Kothari heard about Lean On Me from a friend at another university and decided to bring the organization to UCSB. UCSB is the first UC to have a Lean On Me chapter, according to Kothari.

The national organization handled the logistical end of setting up the hotline, Kothari said. Kothari and the rest of Lean On Me’s executive board act as the people “on the ground” who publicize the hotline and help train the student supporters.

UCSB’s Lean On Me chapter spent the second half of Winter Quarter and the first half of Spring Quarter recruiting the 18 student supporters who are responsible for responding to the texts that are sent to the hotline. The application process involved both an online application and an interview.

Each student supporter went through a four-hour online training session provided by the national organization, along with a three-hour in-person workshop led by Lean On Me executive board members.

“The online training was a lot about empathy and vulnerability and just being open to listening to people,” Kothari said. “The workshop training was more hands-on. We went through a lot of different scenarios.”

“The main two things are validating responses and validating how a person feels and how you do that, and then asking open-ended questions. Let the person… tell you what they want to tell you.”

The training also involved educating the student supporters about other resources in the local area so that they are able to refer people who text the hotline to those resources.

“We do have systems in place if something does seem very serious… they’d alert the national team and get the person’s phone number if they’re in danger and then we can give that phone number to UCPD to get the person help if need be,” Kothari said.

When someone texts the hotline, they have to agree to a list of terms and conditions before a student supporter can reach out to them. 30 people have texted the hotline since its launch on Monday, according to Kothari.

“A lot of people were just testing it out the first day. The text was like ‘hey, I’m just testing this out to see if it’s real,’ and we’d be like ‘yeah, it’s real, it’s working, you’ve got us!’” Kothari said.

“A lot of people have been using it for what it’s meant for, whether they’re stressed, they have mild mental health issues, eating disorders, family grief, whatever it might be, and we’re here to help.”

Emily Talbert, a second-year psychological and brain sciences major, is one of the 18 student supporters. She has exchanged texts with two people since the hotline’s launch on Monday.

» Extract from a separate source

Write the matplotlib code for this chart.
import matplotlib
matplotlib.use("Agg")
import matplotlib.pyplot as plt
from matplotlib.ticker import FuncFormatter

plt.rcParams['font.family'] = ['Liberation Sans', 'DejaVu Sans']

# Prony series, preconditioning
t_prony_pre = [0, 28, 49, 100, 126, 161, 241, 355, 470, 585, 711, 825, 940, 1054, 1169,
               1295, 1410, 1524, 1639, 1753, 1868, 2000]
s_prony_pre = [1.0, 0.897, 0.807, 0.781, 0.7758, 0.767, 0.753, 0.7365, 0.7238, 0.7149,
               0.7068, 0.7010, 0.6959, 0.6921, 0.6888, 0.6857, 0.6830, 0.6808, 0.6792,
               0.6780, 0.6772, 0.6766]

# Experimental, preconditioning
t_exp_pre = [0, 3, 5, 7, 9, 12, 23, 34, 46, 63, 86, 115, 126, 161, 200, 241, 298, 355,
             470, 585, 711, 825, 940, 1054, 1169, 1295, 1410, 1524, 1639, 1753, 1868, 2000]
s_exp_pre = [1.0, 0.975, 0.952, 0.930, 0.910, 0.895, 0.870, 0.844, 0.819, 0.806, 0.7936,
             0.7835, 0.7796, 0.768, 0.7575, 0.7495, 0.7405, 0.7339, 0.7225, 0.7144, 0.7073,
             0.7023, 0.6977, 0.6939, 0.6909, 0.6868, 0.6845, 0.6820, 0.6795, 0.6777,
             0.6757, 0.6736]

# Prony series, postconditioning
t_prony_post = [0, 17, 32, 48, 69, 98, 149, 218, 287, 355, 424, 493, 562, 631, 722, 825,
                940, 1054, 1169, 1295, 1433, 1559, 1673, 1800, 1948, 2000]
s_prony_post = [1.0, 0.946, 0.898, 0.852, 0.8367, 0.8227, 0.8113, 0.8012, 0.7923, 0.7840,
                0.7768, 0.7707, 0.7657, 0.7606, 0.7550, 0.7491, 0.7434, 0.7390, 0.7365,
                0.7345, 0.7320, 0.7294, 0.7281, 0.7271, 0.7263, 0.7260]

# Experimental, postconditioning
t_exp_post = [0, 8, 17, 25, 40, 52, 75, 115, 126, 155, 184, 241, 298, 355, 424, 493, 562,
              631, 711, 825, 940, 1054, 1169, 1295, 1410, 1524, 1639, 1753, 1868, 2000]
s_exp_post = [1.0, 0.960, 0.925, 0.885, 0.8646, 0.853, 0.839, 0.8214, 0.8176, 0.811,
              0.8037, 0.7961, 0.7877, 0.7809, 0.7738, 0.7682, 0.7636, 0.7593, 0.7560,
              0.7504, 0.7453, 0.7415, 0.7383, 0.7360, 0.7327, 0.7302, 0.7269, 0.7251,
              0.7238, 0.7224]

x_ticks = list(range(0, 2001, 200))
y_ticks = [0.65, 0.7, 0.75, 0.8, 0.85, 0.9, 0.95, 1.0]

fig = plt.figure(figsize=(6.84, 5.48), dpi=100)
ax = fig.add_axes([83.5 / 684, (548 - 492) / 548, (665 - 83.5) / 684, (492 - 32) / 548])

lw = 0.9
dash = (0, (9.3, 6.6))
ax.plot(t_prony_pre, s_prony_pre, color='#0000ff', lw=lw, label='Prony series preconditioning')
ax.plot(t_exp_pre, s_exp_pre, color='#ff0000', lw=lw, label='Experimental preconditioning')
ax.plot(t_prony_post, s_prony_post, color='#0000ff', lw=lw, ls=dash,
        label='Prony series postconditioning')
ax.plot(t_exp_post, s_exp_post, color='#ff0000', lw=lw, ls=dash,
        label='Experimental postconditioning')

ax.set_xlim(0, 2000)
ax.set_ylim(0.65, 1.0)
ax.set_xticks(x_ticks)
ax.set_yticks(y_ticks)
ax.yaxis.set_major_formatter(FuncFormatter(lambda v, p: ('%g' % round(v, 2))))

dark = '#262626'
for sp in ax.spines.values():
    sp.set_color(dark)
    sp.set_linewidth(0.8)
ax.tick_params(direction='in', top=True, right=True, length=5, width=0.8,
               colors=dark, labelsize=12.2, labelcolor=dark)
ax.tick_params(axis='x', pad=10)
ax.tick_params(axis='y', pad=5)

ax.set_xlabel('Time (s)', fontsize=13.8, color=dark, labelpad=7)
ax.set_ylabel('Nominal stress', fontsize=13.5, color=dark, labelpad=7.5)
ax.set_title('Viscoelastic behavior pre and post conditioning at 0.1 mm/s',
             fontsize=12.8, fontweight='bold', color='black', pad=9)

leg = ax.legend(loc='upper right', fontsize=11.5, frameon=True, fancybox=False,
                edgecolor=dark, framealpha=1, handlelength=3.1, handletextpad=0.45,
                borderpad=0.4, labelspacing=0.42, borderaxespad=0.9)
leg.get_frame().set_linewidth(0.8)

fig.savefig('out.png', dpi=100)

“The main point is to make sure they know that there’s a lot of resources out there and that this is a good starting point if they need to go further, and if not, this is a good place to just… talk it out, basically,” Talbert said.

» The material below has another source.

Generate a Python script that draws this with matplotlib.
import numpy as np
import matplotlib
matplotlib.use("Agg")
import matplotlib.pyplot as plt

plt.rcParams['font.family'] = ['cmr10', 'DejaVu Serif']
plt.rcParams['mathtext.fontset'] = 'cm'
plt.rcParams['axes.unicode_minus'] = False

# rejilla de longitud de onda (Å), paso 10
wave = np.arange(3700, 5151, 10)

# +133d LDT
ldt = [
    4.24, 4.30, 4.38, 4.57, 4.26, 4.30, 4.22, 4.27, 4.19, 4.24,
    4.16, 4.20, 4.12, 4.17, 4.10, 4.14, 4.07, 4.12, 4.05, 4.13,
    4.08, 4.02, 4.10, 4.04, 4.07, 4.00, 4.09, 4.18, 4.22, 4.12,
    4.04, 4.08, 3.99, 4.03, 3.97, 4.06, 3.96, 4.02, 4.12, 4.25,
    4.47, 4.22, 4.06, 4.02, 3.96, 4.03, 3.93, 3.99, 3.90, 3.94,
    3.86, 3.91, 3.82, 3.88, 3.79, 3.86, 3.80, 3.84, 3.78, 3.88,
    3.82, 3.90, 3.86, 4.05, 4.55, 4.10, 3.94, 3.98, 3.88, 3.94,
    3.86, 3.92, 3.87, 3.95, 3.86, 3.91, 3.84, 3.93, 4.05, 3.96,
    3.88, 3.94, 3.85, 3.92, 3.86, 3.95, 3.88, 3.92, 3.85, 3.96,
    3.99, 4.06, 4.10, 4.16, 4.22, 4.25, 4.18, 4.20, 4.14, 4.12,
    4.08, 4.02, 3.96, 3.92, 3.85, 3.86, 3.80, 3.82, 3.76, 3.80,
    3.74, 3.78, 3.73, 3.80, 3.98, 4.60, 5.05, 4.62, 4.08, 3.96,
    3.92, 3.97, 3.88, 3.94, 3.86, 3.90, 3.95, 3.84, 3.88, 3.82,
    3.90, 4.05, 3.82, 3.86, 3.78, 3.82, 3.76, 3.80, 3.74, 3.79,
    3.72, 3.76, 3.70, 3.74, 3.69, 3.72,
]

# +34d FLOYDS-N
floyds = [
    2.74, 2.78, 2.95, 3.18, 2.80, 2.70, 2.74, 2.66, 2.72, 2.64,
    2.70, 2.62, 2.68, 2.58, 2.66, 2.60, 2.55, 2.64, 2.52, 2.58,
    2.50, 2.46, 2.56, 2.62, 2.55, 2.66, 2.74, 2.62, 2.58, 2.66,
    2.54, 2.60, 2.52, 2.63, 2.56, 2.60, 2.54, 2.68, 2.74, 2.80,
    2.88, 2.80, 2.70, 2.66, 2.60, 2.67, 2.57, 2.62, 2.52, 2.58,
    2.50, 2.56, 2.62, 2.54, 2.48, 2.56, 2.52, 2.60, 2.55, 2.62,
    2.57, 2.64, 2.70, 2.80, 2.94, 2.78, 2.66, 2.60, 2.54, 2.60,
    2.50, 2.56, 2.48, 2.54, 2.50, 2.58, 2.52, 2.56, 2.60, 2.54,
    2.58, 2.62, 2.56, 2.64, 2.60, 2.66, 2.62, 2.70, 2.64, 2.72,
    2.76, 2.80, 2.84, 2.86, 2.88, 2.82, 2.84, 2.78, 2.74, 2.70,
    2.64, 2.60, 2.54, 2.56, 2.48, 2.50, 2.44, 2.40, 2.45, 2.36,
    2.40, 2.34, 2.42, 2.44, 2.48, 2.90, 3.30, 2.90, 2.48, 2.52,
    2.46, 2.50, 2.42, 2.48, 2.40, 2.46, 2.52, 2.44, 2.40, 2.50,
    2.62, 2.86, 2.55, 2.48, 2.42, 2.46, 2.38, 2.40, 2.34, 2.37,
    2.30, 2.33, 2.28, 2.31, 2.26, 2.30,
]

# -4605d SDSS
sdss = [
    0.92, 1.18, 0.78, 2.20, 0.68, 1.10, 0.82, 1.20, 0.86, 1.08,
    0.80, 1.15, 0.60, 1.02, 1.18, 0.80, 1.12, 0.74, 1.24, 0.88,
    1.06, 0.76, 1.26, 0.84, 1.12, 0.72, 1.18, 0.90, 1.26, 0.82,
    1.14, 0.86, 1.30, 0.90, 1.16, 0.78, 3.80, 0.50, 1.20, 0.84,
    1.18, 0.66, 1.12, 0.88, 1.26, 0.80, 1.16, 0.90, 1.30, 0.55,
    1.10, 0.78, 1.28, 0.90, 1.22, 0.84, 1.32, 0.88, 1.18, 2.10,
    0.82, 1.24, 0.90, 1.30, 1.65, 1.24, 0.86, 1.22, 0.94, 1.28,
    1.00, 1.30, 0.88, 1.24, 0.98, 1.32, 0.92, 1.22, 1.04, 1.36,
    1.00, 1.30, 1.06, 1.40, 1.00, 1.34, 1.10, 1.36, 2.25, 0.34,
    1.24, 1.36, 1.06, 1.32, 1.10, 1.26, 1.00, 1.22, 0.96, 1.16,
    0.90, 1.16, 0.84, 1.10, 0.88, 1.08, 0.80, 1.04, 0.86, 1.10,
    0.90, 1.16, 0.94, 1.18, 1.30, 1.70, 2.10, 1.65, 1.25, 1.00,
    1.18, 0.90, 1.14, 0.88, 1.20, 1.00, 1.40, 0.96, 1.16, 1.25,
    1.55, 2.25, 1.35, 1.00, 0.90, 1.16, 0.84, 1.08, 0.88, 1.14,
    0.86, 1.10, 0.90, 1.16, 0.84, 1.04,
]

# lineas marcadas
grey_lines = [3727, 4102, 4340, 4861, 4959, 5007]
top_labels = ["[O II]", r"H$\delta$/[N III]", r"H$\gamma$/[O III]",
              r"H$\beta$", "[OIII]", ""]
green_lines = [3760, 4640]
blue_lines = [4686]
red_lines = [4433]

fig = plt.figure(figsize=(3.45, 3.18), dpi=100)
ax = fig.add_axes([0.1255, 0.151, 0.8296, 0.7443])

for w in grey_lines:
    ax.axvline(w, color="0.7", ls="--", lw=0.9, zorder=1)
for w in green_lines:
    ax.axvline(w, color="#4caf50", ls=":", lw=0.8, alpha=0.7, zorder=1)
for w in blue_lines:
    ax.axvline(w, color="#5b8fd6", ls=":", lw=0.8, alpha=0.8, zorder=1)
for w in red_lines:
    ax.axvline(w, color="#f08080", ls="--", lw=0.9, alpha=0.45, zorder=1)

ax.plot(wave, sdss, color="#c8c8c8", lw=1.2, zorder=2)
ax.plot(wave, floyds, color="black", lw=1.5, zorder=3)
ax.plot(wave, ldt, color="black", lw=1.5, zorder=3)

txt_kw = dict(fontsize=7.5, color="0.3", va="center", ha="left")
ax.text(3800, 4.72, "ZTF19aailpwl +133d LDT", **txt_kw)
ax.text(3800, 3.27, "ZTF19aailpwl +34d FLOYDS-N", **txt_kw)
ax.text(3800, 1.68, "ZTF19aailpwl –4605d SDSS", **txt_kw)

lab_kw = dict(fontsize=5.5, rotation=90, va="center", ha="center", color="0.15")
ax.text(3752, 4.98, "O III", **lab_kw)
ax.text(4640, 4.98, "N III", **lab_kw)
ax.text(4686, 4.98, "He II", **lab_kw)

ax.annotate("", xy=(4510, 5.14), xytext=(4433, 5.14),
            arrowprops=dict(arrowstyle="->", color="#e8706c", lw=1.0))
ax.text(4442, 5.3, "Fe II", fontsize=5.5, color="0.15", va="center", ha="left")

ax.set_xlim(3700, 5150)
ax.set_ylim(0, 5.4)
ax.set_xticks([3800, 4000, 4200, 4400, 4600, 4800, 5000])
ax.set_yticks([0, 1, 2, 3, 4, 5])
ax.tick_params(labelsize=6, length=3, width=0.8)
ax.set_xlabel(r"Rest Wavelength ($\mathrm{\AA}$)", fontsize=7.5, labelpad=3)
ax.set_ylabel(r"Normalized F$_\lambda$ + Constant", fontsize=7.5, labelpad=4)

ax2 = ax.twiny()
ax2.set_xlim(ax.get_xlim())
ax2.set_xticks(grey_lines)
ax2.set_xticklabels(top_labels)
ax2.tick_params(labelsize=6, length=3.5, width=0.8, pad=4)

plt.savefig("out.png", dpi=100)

Some text conversations have lasted more than a day, while some are as short as 30 minutes, according to Kothari.

To publicize the hotline, Lean On Me has been tabling in the Arbor and plans to put up flyers around campus and Isla Vista soon, Kothari said.

Lean On Me also wants to form partnerships with Counseling & Psychological Services (C.A.P.S.) and UCSB Health & Wellness.

“Everyone has a lot of their own problems and their own things that they’re dealing with and sometimes it’s not easy to tell a friend or find someone to help you,” Kothari said. “C.A.P.S. is a great resource for sure but it can’t handle such a large school and the large amount of students that we have.”

The hotline’s number is (805) 874-5888.

A version of this article appeared on p. 5 of the May 2, 2019 print edition of the Daily Nexus.

Correction: A previous version of this article said there were 12 student supporters. There are actually 18 student supporters total, as the 6 members of the executive board are also student supporters.